== To do ==
Do not copy the pictures; transcribe all other material exactly.

== Information provided ==

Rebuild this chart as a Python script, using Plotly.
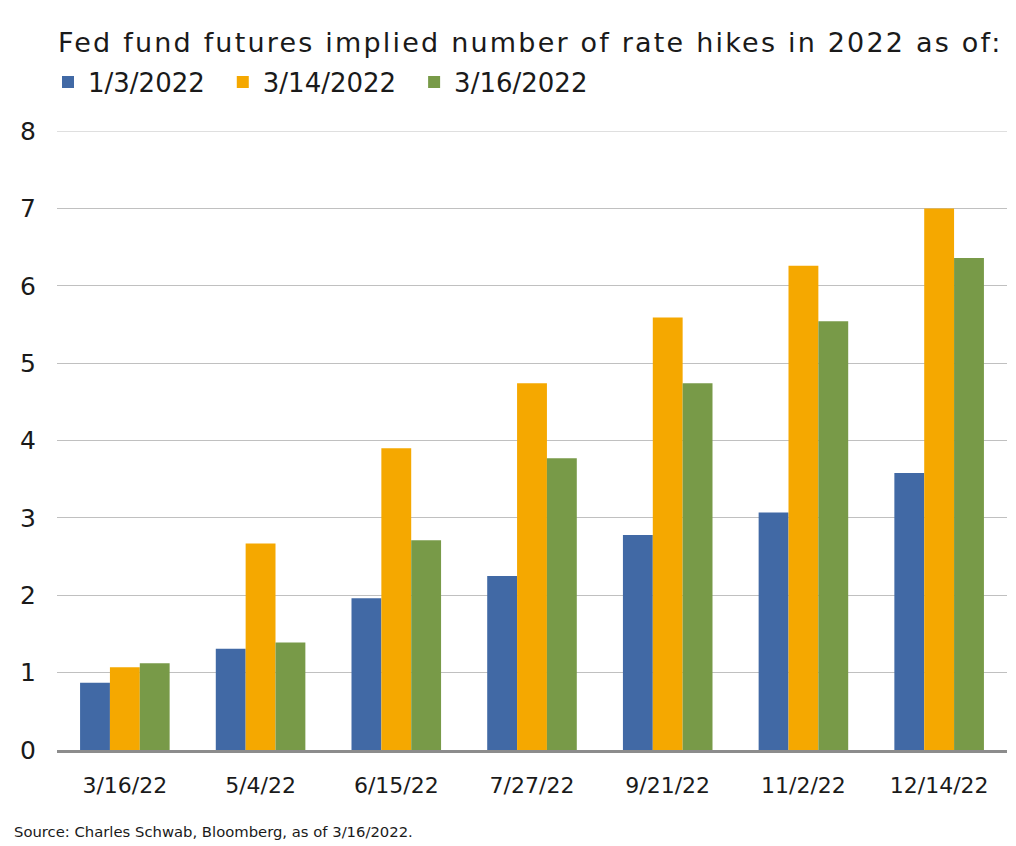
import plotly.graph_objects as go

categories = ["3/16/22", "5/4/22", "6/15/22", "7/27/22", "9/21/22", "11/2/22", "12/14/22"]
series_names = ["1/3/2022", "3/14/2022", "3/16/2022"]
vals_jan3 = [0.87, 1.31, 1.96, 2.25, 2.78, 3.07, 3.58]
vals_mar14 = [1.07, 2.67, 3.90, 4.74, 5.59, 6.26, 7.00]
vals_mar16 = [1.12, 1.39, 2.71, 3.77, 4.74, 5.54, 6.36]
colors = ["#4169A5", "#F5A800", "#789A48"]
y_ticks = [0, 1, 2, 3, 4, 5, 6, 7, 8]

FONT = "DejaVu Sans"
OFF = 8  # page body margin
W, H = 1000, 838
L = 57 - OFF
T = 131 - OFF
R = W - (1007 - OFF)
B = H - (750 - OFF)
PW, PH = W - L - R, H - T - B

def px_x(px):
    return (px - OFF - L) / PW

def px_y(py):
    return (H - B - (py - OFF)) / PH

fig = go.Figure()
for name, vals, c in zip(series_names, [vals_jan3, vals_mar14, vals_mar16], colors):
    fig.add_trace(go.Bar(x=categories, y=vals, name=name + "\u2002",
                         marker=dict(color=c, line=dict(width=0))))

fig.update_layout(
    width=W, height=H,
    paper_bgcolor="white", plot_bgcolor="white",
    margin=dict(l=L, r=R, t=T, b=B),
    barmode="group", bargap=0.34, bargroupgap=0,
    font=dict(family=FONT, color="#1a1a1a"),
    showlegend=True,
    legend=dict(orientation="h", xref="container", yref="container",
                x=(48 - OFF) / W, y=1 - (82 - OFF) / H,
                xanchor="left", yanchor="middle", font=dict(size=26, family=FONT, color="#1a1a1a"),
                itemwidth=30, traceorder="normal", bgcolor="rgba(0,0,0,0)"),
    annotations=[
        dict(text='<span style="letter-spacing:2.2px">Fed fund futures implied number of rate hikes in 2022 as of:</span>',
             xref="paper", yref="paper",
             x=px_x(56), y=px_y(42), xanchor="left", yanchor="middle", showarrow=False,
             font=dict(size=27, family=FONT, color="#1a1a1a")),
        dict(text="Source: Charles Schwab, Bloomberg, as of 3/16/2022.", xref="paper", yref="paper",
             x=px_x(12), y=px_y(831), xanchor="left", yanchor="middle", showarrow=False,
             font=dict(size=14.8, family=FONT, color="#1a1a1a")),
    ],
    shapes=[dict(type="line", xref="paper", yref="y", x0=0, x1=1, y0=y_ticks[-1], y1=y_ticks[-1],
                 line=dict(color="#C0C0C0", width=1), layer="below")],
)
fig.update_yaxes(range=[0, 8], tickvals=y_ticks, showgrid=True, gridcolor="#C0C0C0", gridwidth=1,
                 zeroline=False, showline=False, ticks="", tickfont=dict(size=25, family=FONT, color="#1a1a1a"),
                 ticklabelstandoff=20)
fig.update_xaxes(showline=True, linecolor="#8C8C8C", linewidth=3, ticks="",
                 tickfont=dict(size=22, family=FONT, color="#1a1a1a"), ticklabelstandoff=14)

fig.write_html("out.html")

== Solved problem ==
Rebuild this chart as a Python script, using Plotly.
import plotly.graph_objects as go

categories = ["3/16/22", "5/4/22", "6/15/22", "7/27/22", "9/21/22", "11/2/22", "12/14/22"]
series_names = ["1/3/2022", "3/14/2022", "3/16/2022"]
vals_jan3 = [0.87, 1.31, 1.96, 2.25, 2.78, 3.07, 3.58]
vals_mar14 = [1.07, 2.67, 3.90, 4.74, 5.59, 6.26, 7.00]
vals_mar16 = [1.12, 1.39, 2.71, 3.77, 4.74, 5.54, 6.36]
colors = ["#4169A5", "#F5A800", "#789A48"]
y_ticks = [0, 1, 2, 3, 4, 5, 6, 7, 8]

FONT = "DejaVu Sans"
OFF = 8  # page body margin
W, H = 1000, 838
L = 57 - OFF
T = 131 - OFF
R = W - (1007 - OFF)
B = H - (750 - OFF)
PW, PH = W - L - R, H - T - B

def px_x(px):
    return (px - OFF - L) / PW

def px_y(py):
    return (H - B - (py - OFF)) / PH

fig = go.Figure()
for name, vals, c in zip(series_names, [vals_jan3, vals_mar14, vals_mar16], colors):
    fig.add_trace(go.Bar(x=categories, y=vals, name=name + "\u2002",
                         marker=dict(color=c, line=dict(width=0))))

fig.update_layout(
    width=W, height=H,
    paper_bgcolor="white", plot_bgcolor="white",
    margin=dict(l=L, r=R, t=T, b=B),
    barmode="group", bargap=0.34, bargroupgap=0,
    font=dict(family=FONT, color="#1a1a1a"),
    showlegend=True,
    legend=dict(orientation="h", xref="container", yref="container",
                x=(48 - OFF) / W, y=1 - (82 - OFF) / H,
                xanchor="left", yanchor="middle", font=dict(size=26, family=FONT, color="#1a1a1a"),
                itemwidth=30, traceorder="normal", bgcolor="rgba(0,0,0,0)"),
    annotations=[
        dict(text='<span style="letter-spacing:2.2px">Fed fund futures implied number of rate hikes in 2022 as of:</span>',
             xref="paper", yref="paper",
             x=px_x(56), y=px_y(42), xanchor="left", yanchor="middle", showarrow=False,
             font=dict(size=27, family=FONT, color="#1a1a1a")),
        dict(text="Source: Charles Schwab, Bloomberg, as of 3/16/2022.", xref="paper", yref="paper",
             x=px_x(12), y=px_y(831), xanchor="left", yanchor="middle", showarrow=False,
             font=dict(size=14.8, family=FONT, color="#1a1a1a")),
    ],
    shapes=[dict(type="line", xref="paper", yref="y", x0=0, x1=1, y0=y_ticks[-1], y1=y_ticks[-1],
                 line=dict(color="#C0C0C0", width=1), layer="below")],
)
fig.update_yaxes(range=[0, 8], tickvals=y_ticks, showgrid=True, gridcolor="#C0C0C0", gridwidth=1,
                 zeroline=False, showline=False, ticks="", tickfont=dict(size=25, family=FONT, color="#1a1a1a"),
                 ticklabelstandoff=20)
fig.update_xaxes(showline=True, linecolor="#8C8C8C", linewidth=3, ticks="",
                 tickfont=dict(size=22, family=FONT, color="#1a1a1a"), ticklabelstandoff=14)

fig.write_html("out.html")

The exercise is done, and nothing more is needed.